O impacte da covid-19 nos transportes

O impacte da covid-19 nos transportes


Todas as alterações verificadas tanto no transporte de passageiros como no de mercadorias têm consequências profundas no equilíbrio do modelo de negócio dos vários operadores.


Muito se tem falado sobre o impacte da pandemia em vários setores, mas os transportes são certamente onde vamos encontrar impactes mais profundos desta pandemia, tanto na mobilidade de passageiros quanto na logística e transporte de mercadorias.

Esta pandemia, pela gravidade e duração, veio alterar rotinas e formas de interação tanto profissionais como sociais. A necessidade de alterar as nossas formas de trabalho e a rapidez com que a sociedade foi capaz de o fazer vieram evidenciar que, de uma forma menos consciente, tínhamos os meios técnicos e o conhecimento para realizar as nossas atividades reduzindo drasticamente a necessidade de mobilidade de pessoas. Ensino, reuniões de negócios, eventos, etc., passaram de um dia para o outro a realizar-se através de plataformas de comunicação com uma eficácia que nos surpreendeu a todos.

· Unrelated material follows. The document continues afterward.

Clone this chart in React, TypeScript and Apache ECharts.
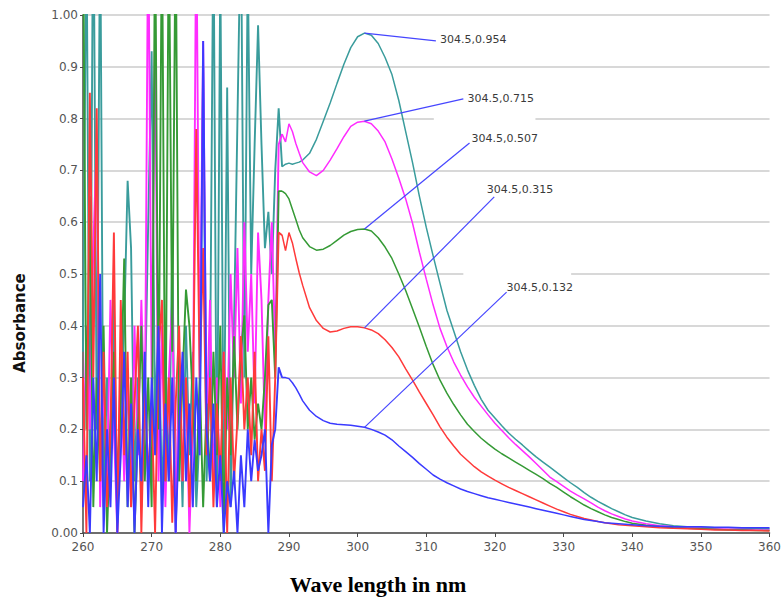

Essa facilidade de adaptação, associada ao receio de contágio, que vai perdurar muito para além da obrigatoriedade de confinamento, vai ser um fator de afastamento dos transportes coletivos, com uma provável transferência modal para os modos individuais mais inspiradores de confiança. Caberá aos operadores e também às autoridades estimular a confiança do cidadão nestes serviços. Não bastará oferecer uma qualidade de serviço razoável, é indispensável que o cidadão perceba que não corre riscos por utilizá-los. Mais profundo do que a mudança de rotinas é, de facto, o aumento relativo da valorização dos riscos de saúde, para o que são necessárias campanhas de confirmação do compromisso de manter as medidas de segurança e também evidências incontestáveis desse compromisso, para reconquistar a confiança do cidadão.

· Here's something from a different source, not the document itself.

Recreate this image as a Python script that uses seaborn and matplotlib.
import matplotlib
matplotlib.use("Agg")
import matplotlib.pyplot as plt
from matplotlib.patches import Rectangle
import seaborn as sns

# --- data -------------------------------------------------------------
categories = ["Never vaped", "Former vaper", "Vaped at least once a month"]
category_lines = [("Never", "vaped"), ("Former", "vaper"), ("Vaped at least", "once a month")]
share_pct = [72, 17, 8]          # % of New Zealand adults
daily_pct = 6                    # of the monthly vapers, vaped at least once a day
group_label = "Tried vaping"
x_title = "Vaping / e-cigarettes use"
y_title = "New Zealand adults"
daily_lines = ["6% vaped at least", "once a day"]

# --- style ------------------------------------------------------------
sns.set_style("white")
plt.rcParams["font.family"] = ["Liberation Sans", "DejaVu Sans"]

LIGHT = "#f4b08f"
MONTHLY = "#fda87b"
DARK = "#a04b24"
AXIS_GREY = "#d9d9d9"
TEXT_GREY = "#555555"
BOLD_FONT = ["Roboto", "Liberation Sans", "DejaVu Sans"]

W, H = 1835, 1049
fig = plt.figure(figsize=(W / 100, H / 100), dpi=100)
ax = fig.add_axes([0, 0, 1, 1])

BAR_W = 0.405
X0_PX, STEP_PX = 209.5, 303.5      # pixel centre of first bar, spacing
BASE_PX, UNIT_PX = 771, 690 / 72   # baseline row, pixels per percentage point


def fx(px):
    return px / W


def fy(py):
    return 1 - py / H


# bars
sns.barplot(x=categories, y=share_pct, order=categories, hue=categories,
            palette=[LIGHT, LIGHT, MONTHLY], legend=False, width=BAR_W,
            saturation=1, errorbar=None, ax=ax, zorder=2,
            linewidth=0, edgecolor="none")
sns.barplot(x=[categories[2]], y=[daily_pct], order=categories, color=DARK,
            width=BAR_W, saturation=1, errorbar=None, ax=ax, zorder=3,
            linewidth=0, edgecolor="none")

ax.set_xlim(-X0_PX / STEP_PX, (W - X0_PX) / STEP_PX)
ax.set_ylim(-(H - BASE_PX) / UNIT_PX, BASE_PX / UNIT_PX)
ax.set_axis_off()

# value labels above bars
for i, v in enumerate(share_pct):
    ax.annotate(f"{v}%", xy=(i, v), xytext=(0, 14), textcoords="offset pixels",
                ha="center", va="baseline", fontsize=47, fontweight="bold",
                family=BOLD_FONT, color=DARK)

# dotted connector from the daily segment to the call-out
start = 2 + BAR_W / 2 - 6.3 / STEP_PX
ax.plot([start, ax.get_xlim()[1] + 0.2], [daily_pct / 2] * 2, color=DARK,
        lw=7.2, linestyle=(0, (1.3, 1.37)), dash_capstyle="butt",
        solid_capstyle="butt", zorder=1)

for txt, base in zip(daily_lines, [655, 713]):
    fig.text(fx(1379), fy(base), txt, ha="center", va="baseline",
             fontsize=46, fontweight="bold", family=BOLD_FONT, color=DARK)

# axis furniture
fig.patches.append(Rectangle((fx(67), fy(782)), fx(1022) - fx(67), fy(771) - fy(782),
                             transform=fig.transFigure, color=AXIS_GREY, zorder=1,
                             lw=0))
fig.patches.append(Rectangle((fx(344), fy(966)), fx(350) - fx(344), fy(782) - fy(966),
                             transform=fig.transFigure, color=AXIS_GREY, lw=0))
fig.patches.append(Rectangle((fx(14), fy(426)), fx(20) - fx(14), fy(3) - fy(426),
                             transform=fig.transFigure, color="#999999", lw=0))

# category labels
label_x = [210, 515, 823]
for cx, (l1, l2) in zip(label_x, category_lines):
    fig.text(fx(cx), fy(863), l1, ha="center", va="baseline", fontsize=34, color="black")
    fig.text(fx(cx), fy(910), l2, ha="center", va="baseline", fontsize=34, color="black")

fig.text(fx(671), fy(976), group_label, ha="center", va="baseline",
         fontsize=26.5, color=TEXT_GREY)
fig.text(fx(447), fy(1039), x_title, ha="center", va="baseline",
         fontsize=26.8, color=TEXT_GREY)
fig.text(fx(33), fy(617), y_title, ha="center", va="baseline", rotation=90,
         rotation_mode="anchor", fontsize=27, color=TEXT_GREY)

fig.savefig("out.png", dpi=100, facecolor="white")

No outro domínio, do transporte de mercadorias, em particular a chamada última milha, é possível observar mudanças muito significativas na organização das cadeias logísticas, cuja dimensão efetiva do seu impacte está ainda por determinar. Entre os principais fatores de mudança estão, por um lado, uma forte contração da procura em localizações tradicionalmente de elevada procura, por exemplo, contração da restauração e hotelaria, encerramento de muitos pontos de comércio, fortíssima retração de atividade no canal alimentar, etc.; por outro lado, verificou-se um forte crescimento do comércio digital e das entregas ao domicílio.

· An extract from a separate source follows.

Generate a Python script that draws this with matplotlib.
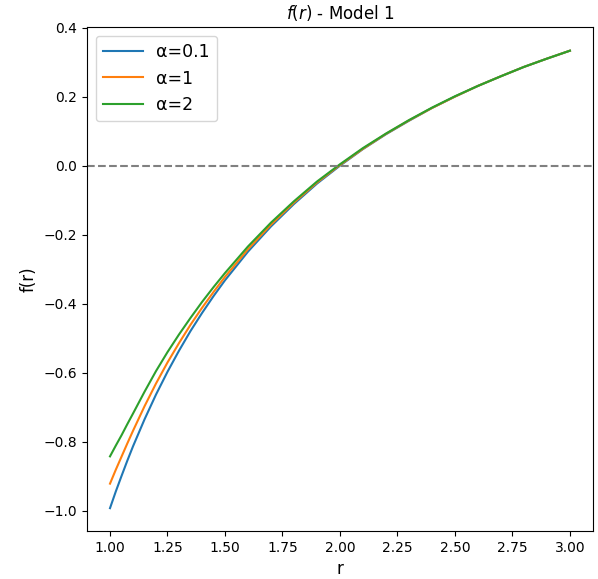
import matplotlib
matplotlib.use("Agg")
import matplotlib.pyplot as plt

r = [1.0, 1.025, 1.05, 1.075, 1.1, 1.15, 1.2, 1.25, 1.3, 1.35, 1.4, 1.45, 1.5, 1.6,
     1.7, 1.8, 1.9, 2.0, 2.1, 2.2, 2.3, 2.4, 2.5, 2.6, 2.7, 2.8, 2.9, 3.0]

f_a01 = [-0.992, -0.944, -0.899, -0.855, -0.813, -0.735, -0.663, -0.597, -0.536,
         -0.479, -0.427, -0.378, -0.332, -0.249, -0.176, -0.111, -0.052, 0.000,
         0.048, 0.091, 0.130, 0.167, 0.200, 0.231, 0.259, 0.286, 0.310, 0.333]
f_a1 = [-0.921, -0.881, -0.843, -0.805, -0.768, -0.697, -0.631, -0.570, -0.514,
        -0.461, -0.412, -0.366, -0.322, -0.242, -0.171, -0.107, -0.049, 0.002,
        0.049, 0.092, 0.131, 0.167, 0.200, 0.231, 0.259, 0.286, 0.310, 0.333]
f_a2 = [-0.842, -0.811, -0.781, -0.749, -0.718, -0.655, -0.595, -0.540, -0.489,
        -0.441, -0.395, -0.352, -0.311, -0.234, -0.165, -0.103, -0.046, 0.004,
        0.051, 0.093, 0.132, 0.168, 0.201, 0.231, 0.259, 0.286, 0.310, 0.333]

labels = ["α=0.1", "α=1", "α=2"]
series = [f_a01, f_a1, f_a2]

fig = plt.figure(figsize=(5.98, 5.79), dpi=100)
ax = fig.add_axes([0.1455, 0.083, 0.846, 0.870])
for y, lab in zip(series, labels):
    ax.plot(r, y, label=lab, linewidth=1.5)
ax.axhline(0, color="gray", linestyle="--")
ax.set_ylim(-1.058, 0.401)
ax.set_title("$f(r)$ - Model 1", fontsize=12)
ax.set_xlabel("r", fontsize=12)
ax.set_ylabel("f(r)", fontsize=12)
ax.legend(loc="upper left", fontsize=12.5, handlelength=2.3)
fig.savefig("out.png", dpi=100)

No entanto, e como sempre acontece em qualquer crise, surgem também evoluções em muitos segmentos desta atividade. Os retalhistas digitais, cuja tendência de crescimento já estava assinalada antes da chegada da pandemia, viram acelerar a sua penetração nos mercados de forma excecional, enquanto os retalhistas tradicionais se viram forçados a ativar os canais digitais de comunicação com os seus clientes, porventura revelando um potencial de mercado até aqui pouco trabalhado. Noutros casos observa-se uma reorganização do setor logístico, com a relocalização territorial da procura, que conduz também a uma crescente incerteza sobre os padrões reajustados dessa mesma procura, com uma redução da eficiência das cadeias logísticas devido ao aumento dos retornos em vazio, aumento dos tempos de entrega, etc.

Todas estas alterações, tanto no transporte de passageiros como no de mercadorias, têm consequências profundas no equilíbrio do modelo de negócio dos vários operadores, pelo impacte que têm nas suas estruturas de custos e na sua capacidade de gerar receitas de forma estável. Estamos, por isso, num momento em que é indispensável assegurar capacidade de observar o setor e analisar quais as necessárias formas de intervenção, para garantir que um setor de importância fundamental para o funcionamento da sociedade mantém níveis mínimos de eficácia e de eficiência, e não entra em rotura.